My essays have appeared in American Literature, Early American Literature, Early American Studies, Forum: The Magazine of Florida Humanities, and Huntington Frontiers Magazine, and my research has been supported by grants and awards from several institutions including the Rachel Carson Center for Environment and Society, the National Endowment for the Humanities, the Library of Congress, and the Huntington Library. Before joining Miami’s faculty I taught at Texas Tech University. I received my B.A. in English from Boston University and my Ph.D. in Literature from UC Irvine (2009).
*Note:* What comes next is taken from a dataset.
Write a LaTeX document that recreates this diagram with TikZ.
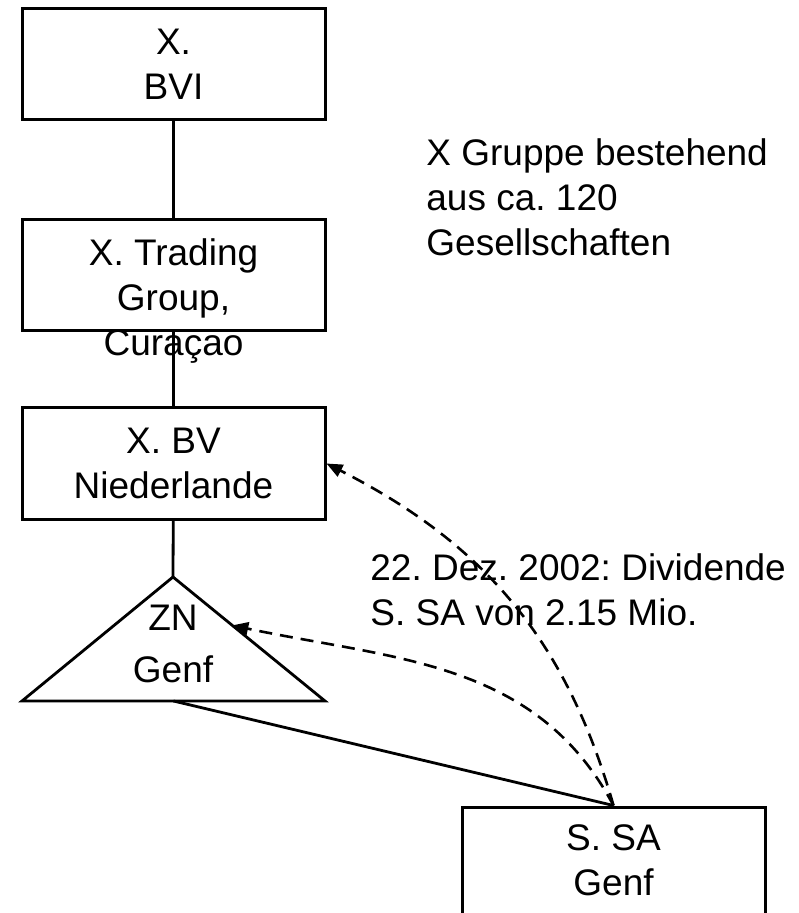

I am a Professor of English, Affiliate of the Institute for the Environment and Sustainability, and Affiliate of American Studies at Miami University of Ohio where I specialize in American literature to 1900, environmental humanities, and race and material culture.
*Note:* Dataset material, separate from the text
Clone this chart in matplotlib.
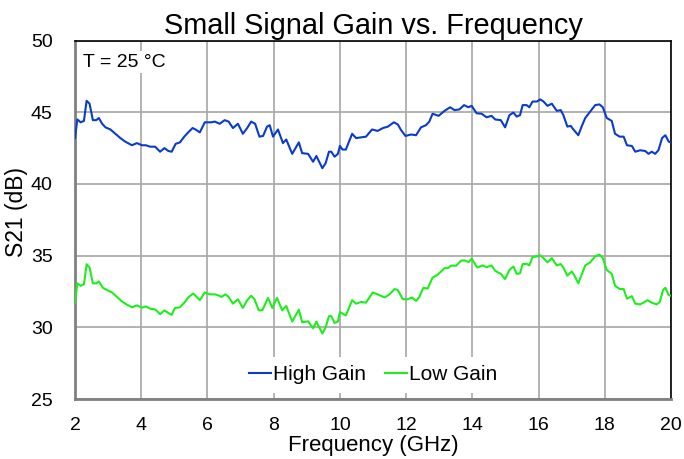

I am the author of Coral Lives: Literature, Labor, and the Making of America (Princeton University Press, summer 2023) and Liquid Landscape: Geography and Settlement at the Edge of Early America (University of Pennsylvania Press, 2018), winner of two book awards from the Florida Historical Society. Presently I am at work on a new book project, tentatively titled Rachel Carson Reading, which examines Carson’s immersion in the literature of the long nineteenth century (c. 1789-1914) and charts broader relations between ecology and the rise of American literary studies.